*** GIVEN DATA ***

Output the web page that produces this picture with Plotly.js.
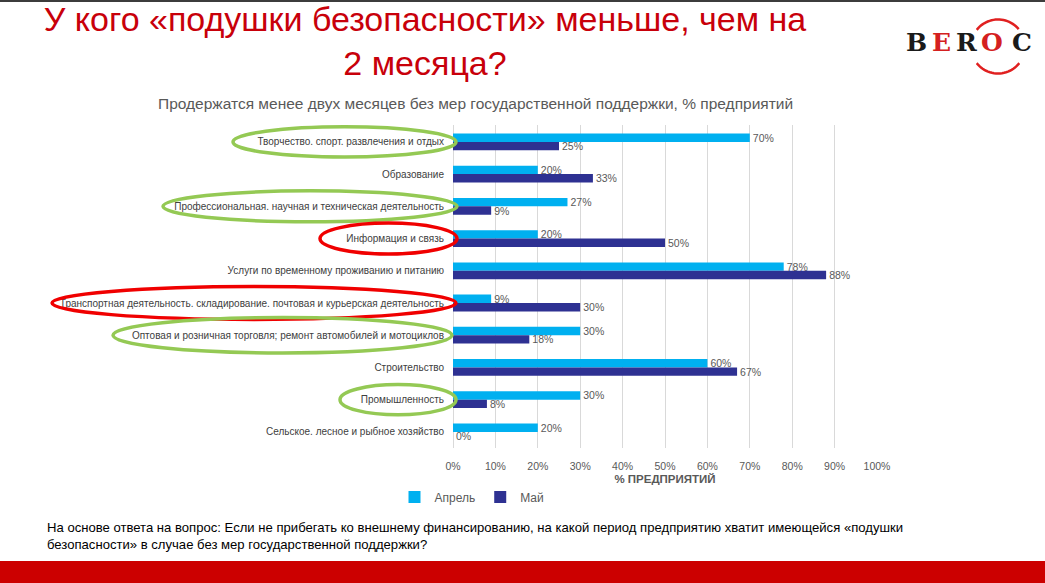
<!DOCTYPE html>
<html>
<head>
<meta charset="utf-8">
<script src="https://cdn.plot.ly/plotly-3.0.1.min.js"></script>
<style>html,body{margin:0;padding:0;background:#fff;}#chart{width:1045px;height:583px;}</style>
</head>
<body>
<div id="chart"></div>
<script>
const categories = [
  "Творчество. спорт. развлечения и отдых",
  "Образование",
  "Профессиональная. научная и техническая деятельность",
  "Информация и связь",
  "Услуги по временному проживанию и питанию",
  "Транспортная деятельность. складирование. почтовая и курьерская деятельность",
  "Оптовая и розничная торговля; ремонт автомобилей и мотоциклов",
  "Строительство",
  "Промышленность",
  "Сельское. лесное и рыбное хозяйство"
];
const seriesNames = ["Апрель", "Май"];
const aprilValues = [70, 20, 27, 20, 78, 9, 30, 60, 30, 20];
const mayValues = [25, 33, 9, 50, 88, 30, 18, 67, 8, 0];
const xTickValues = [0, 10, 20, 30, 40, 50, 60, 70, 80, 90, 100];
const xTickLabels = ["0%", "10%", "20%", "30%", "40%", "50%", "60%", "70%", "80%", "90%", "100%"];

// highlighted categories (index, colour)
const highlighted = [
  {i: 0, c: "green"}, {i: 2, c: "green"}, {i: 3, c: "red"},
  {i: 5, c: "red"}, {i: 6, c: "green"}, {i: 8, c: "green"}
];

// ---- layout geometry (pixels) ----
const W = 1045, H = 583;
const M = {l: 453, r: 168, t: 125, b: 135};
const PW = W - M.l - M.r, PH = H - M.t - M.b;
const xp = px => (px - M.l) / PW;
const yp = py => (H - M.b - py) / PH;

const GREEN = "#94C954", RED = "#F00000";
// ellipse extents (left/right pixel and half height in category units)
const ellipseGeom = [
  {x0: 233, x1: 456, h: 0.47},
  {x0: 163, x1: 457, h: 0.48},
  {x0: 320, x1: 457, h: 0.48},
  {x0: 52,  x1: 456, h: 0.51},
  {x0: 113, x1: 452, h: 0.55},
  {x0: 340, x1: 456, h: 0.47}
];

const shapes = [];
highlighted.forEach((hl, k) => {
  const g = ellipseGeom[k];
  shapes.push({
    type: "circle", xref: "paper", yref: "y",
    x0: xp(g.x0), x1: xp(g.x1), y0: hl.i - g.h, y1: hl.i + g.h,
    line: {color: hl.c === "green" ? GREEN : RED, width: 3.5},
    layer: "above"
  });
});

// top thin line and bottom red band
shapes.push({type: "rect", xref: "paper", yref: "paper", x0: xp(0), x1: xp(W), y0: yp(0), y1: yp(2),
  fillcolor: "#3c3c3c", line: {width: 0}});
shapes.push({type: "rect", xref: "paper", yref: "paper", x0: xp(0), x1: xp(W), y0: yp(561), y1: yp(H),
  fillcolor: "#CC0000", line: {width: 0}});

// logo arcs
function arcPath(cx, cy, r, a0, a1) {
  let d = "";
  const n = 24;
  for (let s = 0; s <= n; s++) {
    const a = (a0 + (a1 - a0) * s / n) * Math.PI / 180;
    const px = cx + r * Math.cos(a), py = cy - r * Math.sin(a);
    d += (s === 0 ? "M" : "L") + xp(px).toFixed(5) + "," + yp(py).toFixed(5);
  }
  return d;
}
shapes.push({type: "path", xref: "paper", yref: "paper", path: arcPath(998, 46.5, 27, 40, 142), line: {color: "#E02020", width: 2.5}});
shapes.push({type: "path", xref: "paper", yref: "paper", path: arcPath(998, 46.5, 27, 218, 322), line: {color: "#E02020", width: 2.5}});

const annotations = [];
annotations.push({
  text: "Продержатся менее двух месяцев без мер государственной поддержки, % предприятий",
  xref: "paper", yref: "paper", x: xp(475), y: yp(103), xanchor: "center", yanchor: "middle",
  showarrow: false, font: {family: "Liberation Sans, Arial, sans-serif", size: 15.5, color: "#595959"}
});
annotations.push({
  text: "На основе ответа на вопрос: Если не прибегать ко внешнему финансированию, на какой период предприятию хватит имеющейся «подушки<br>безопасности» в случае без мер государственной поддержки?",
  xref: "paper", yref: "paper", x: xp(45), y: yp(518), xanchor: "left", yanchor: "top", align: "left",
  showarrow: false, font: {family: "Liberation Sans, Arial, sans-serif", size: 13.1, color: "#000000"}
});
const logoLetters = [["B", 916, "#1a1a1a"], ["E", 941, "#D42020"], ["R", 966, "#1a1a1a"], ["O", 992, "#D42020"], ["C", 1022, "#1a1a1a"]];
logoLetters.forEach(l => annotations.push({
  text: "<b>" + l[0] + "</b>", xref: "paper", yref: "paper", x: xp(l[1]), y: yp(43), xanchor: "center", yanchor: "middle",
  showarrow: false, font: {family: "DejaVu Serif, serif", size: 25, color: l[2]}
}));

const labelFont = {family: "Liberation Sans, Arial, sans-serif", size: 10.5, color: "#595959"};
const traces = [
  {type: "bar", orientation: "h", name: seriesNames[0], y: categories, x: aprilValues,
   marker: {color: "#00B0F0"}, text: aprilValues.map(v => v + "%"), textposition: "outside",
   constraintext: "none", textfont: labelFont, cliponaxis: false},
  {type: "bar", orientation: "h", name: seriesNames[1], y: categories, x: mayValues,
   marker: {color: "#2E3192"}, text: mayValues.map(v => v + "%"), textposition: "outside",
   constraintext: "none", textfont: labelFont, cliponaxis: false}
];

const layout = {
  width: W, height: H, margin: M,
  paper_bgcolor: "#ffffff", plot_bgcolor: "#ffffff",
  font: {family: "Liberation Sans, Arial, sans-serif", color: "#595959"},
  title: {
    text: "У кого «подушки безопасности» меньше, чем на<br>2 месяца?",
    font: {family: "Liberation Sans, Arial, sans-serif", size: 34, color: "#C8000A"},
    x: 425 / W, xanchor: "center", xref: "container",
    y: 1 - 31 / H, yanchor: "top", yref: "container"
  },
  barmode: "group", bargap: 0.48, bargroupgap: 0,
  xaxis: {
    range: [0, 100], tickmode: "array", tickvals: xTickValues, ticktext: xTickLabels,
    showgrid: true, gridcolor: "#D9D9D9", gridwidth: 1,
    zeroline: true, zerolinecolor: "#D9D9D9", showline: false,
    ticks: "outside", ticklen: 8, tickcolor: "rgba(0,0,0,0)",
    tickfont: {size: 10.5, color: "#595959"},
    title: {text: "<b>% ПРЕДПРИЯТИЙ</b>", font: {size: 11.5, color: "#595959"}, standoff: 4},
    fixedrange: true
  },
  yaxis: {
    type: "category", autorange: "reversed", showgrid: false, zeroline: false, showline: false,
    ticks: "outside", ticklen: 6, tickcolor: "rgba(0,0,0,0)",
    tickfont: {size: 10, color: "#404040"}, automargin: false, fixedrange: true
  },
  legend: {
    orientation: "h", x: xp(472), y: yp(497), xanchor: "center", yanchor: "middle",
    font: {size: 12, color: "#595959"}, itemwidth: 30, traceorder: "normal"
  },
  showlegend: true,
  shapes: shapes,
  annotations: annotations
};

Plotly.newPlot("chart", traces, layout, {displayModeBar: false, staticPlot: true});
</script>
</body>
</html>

***

» EXERCISE OBJECTIVE:
Set down the material above as is, without any pictures.

» EXERCISE OUTPUT:
Output the web page that produces this picture with Plotly.js.
<!DOCTYPE html>
<html>
<head>
<meta charset="utf-8">
<script src="https://cdn.plot.ly/plotly-3.0.1.min.js"></script>
<style>html,body{margin:0;padding:0;background:#fff;}#chart{width:1045px;height:583px;}</style>
</head>
<body>
<div id="chart"></div>
<script>
const categories = [
  "Творчество. спорт. развлечения и отдых",
  "Образование",
  "Профессиональная. научная и техническая деятельность",
  "Информация и связь",
  "Услуги по временному проживанию и питанию",
  "Транспортная деятельность. складирование. почтовая и курьерская деятельность",
  "Оптовая и розничная торговля; ремонт автомобилей и мотоциклов",
  "Строительство",
  "Промышленность",
  "Сельское. лесное и рыбное хозяйство"
];
const seriesNames = ["Апрель", "Май"];
const aprilValues = [70, 20, 27, 20, 78, 9, 30, 60, 30, 20];
const mayValues = [25, 33, 9, 50, 88, 30, 18, 67, 8, 0];
const xTickValues = [0, 10, 20, 30, 40, 50, 60, 70, 80, 90, 100];
const xTickLabels = ["0%", "10%", "20%", "30%", "40%", "50%", "60%", "70%", "80%", "90%", "100%"];

// highlighted categories (index, colour)
const highlighted = [
  {i: 0, c: "green"}, {i: 2, c: "green"}, {i: 3, c: "red"},
  {i: 5, c: "red"}, {i: 6, c: "green"}, {i: 8, c: "green"}
];

// ---- layout geometry (pixels) ----
const W = 1045, H = 583;
const M = {l: 453, r: 168, t: 125, b: 135};
const PW = W - M.l - M.r, PH = H - M.t - M.b;
const xp = px => (px - M.l) / PW;
const yp = py => (H - M.b - py) / PH;

const GREEN = "#94C954", RED = "#F00000";
// ellipse extents (left/right pixel and half height in category units)
const ellipseGeom = [
  {x0: 233, x1: 456, h: 0.47},
  {x0: 163, x1: 457, h: 0.48},
  {x0: 320, x1: 457, h: 0.48},
  {x0: 52,  x1: 456, h: 0.51},
  {x0: 113, x1: 452, h: 0.55},
  {x0: 340, x1: 456, h: 0.47}
];

const shapes = [];
highlighted.forEach((hl, k) => {
  const g = ellipseGeom[k];
  shapes.push({
    type: "circle", xref: "paper", yref: "y",
    x0: xp(g.x0), x1: xp(g.x1), y0: hl.i - g.h, y1: hl.i + g.h,
    line: {color: hl.c === "green" ? GREEN : RED, width: 3.5},
    layer: "above"
  });
});

// top thin line and bottom red band
shapes.push({type: "rect", xref: "paper", yref: "paper", x0: xp(0), x1: xp(W), y0: yp(0), y1: yp(2),
  fillcolor: "#3c3c3c", line: {width: 0}});
shapes.push({type: "rect", xref: "paper", yref: "paper", x0: xp(0), x1: xp(W), y0: yp(561), y1: yp(H),
  fillcolor: "#CC0000", line: {width: 0}});

// logo arcs
function arcPath(cx, cy, r, a0, a1) {
  let d = "";
  const n = 24;
  for (let s = 0; s <= n; s++) {
    const a = (a0 + (a1 - a0) * s / n) * Math.PI / 180;
    const px = cx + r * Math.cos(a), py = cy - r * Math.sin(a);
    d += (s === 0 ? "M" : "L") + xp(px).toFixed(5) + "," + yp(py).toFixed(5);
  }
  return d;
}
shapes.push({type: "path", xref: "paper", yref: "paper", path: arcPath(998, 46.5, 27, 40, 142), line: {color: "#E02020", width: 2.5}});
shapes.push({type: "path", xref: "paper", yref: "paper", path: arcPath(998, 46.5, 27, 218, 322), line: {color: "#E02020", width: 2.5}});

const annotations = [];
annotations.push({
  text: "Продержатся менее двух месяцев без мер государственной поддержки, % предприятий",
  xref: "paper", yref: "paper", x: xp(475), y: yp(103), xanchor: "center", yanchor: "middle",
  showarrow: false, font: {family: "Liberation Sans, Arial, sans-serif", size: 15.5, color: "#595959"}
});
annotations.push({
  text: "На основе ответа на вопрос: Если не прибегать ко внешнему финансированию, на какой период предприятию хватит имеющейся «подушки<br>безопасности» в случае без мер государственной поддержки?",
  xref: "paper", yref: "paper", x: xp(45), y: yp(518), xanchor: "left", yanchor: "top", align: "left",
  showarrow: false, font: {family: "Liberation Sans, Arial, sans-serif", size: 13.1, color: "#000000"}
});
const logoLetters = [["B", 916, "#1a1a1a"], ["E", 941, "#D42020"], ["R", 966, "#1a1a1a"], ["O", 992, "#D42020"], ["C", 1022, "#1a1a1a"]];
logoLetters.forEach(l => annotations.push({
  text: "<b>" + l[0] + "</b>", xref: "paper", yref: "paper", x: xp(l[1]), y: yp(43), xanchor: "center", yanchor: "middle",
  showarrow: false, font: {family: "DejaVu Serif, serif", size: 25, color: l[2]}
}));

const labelFont = {family: "Liberation Sans, Arial, sans-serif", size: 10.5, color: "#595959"};
const traces = [
  {type: "bar", orientation: "h", name: seriesNames[0], y: categories, x: aprilValues,
   marker: {color: "#00B0F0"}, text: aprilValues.map(v => v + "%"), textposition: "outside",
   constraintext: "none", textfont: labelFont, cliponaxis: false},
  {type: "bar", orientation: "h", name: seriesNames[1], y: categories, x: mayValues,
   marker: {color: "#2E3192"}, text: mayValues.map(v => v + "%"), textposition: "outside",
   constraintext: "none", textfont: labelFont, cliponaxis: false}
];

const layout = {
  width: W, height: H, margin: M,
  paper_bgcolor: "#ffffff", plot_bgcolor: "#ffffff",
  font: {family: "Liberation Sans, Arial, sans-serif", color: "#595959"},
  title: {
    text: "У кого «подушки безопасности» меньше, чем на<br>2 месяца?",
    font: {family: "Liberation Sans, Arial, sans-serif", size: 34, color: "#C8000A"},
    x: 425 / W, xanchor: "center", xref: "container",
    y: 1 - 31 / H, yanchor: "top", yref: "container"
  },
  barmode: "group", bargap: 0.48, bargroupgap: 0,
  xaxis: {
    range: [0, 100], tickmode: "array", tickvals: xTickValues, ticktext: xTickLabels,
    showgrid: true, gridcolor: "#D9D9D9", gridwidth: 1,
    zeroline: true, zerolinecolor: "#D9D9D9", showline: false,
    ticks: "outside", ticklen: 8, tickcolor: "rgba(0,0,0,0)",
    tickfont: {size: 10.5, color: "#595959"},
    title: {text: "<b>% ПРЕДПРИЯТИЙ</b>", font: {size: 11.5, color: "#595959"}, standoff: 4},
    fixedrange: true
  },
  yaxis: {
    type: "category", autorange: "reversed", showgrid: false, zeroline: false, showline: false,
    ticks: "outside", ticklen: 6, tickcolor: "rgba(0,0,0,0)",
    tickfont: {size: 10, color: "#404040"}, automargin: false, fixedrange: true
  },
  legend: {
    orientation: "h", x: xp(472), y: yp(497), xanchor: "center", yanchor: "middle",
    font: {size: 12, color: "#595959"}, itemwidth: 30, traceorder: "normal"
  },
  showlegend: true,
  shapes: shapes,
  annotations: annotations
};

Plotly.newPlot("chart", traces, layout, {displayModeBar: false, staticPlot: true});
</script>
</body>
</html>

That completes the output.